━━ RECORDS SUPPLIED ━━

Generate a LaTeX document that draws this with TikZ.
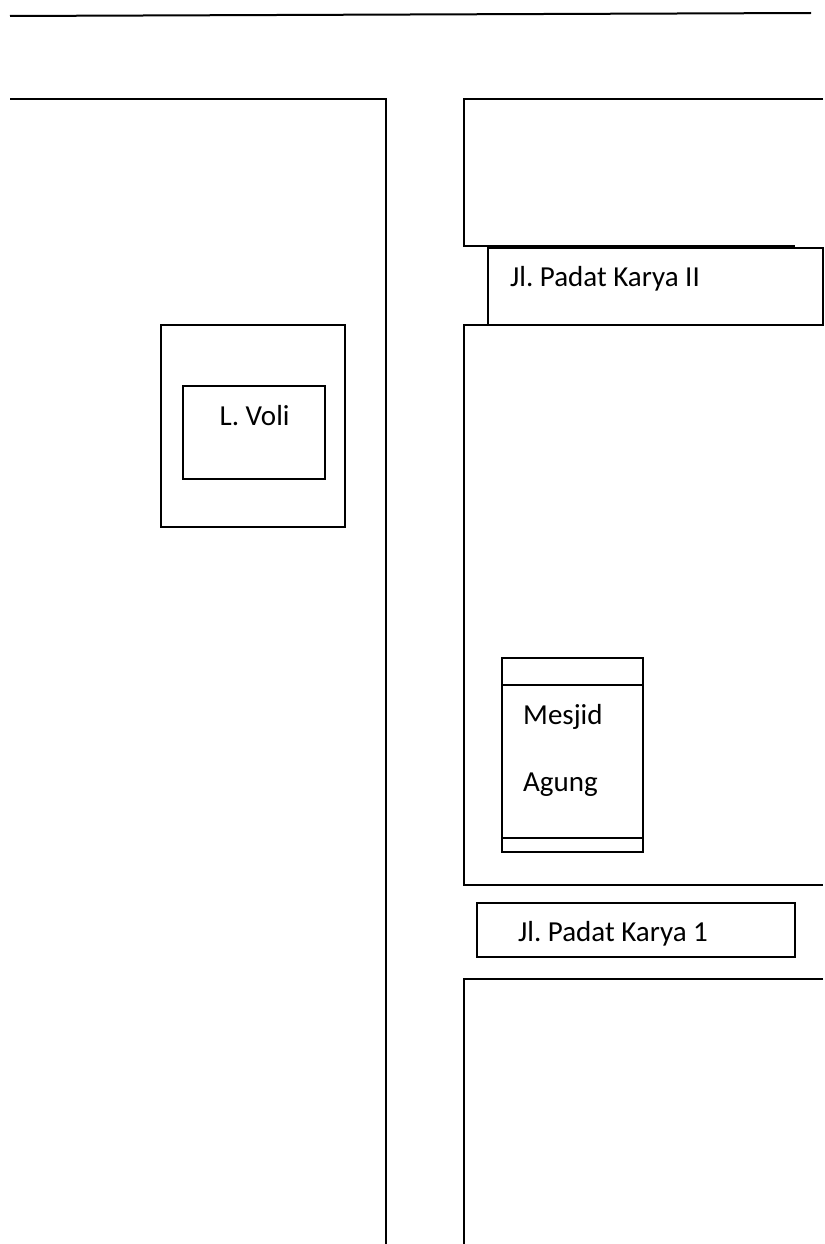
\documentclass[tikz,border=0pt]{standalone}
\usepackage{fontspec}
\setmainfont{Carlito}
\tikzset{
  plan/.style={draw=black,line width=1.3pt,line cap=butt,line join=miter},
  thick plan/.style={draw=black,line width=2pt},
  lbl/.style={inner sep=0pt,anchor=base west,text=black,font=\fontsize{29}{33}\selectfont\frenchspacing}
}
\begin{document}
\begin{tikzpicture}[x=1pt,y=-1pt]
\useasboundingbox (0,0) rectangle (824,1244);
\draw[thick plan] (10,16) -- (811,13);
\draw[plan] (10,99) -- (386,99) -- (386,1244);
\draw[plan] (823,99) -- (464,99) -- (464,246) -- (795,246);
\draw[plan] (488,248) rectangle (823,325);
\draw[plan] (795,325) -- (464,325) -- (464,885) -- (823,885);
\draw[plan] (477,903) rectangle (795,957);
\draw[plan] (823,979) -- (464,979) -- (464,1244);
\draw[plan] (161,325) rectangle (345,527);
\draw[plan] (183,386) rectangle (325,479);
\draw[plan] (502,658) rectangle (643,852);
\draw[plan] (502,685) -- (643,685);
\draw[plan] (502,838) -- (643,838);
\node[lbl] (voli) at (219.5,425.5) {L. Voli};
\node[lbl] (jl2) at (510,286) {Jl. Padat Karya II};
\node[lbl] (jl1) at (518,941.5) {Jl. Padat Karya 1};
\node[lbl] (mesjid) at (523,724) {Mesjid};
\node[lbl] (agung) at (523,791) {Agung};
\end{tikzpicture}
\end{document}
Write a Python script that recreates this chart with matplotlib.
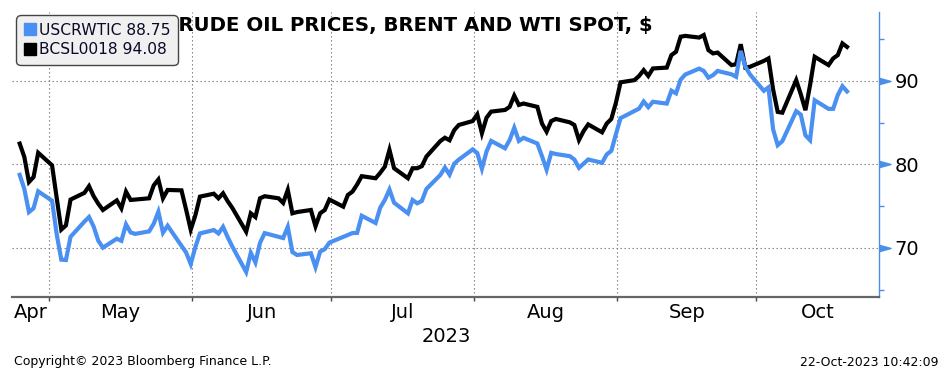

━━━

STATED PROBLEM:
Reproduce the listing word for word and omit its pictures.

RESPONSE TO THIS EXERCISE:
Generate a LaTeX document that draws this with TikZ.
\documentclass[tikz,border=0pt]{standalone}
\usepackage{fontspec}
\setmainfont{Carlito}
\tikzset{
  plan/.style={draw=black,line width=1.3pt,line cap=butt,line join=miter},
  thick plan/.style={draw=black,line width=2pt},
  lbl/.style={inner sep=0pt,anchor=base west,text=black,font=\fontsize{29}{33}\selectfont\frenchspacing}
}
\begin{document}
\begin{tikzpicture}[x=1pt,y=-1pt]
\useasboundingbox (0,0) rectangle (824,1244);
\draw[thick plan] (10,16) -- (811,13);
\draw[plan] (10,99) -- (386,99) -- (386,1244);
\draw[plan] (823,99) -- (464,99) -- (464,246) -- (795,246);
\draw[plan] (488,248) rectangle (823,325);
\draw[plan] (795,325) -- (464,325) -- (464,885) -- (823,885);
\draw[plan] (477,903) rectangle (795,957);
\draw[plan] (823,979) -- (464,979) -- (464,1244);
\draw[plan] (161,325) rectangle (345,527);
\draw[plan] (183,386) rectangle (325,479);
\draw[plan] (502,658) rectangle (643,852);
\draw[plan] (502,685) -- (643,685);
\draw[plan] (502,838) -- (643,838);
\node[lbl] (voli) at (219.5,425.5) {L. Voli};
\node[lbl] (jl2) at (510,286) {Jl. Padat Karya II};
\node[lbl] (jl1) at (518,941.5) {Jl. Padat Karya 1};
\node[lbl] (mesjid) at (523,724) {Mesjid};
\node[lbl] (agung) at (523,791) {Agung};
\end{tikzpicture}
\end{document}
Write a Python script that recreates this chart with matplotlib.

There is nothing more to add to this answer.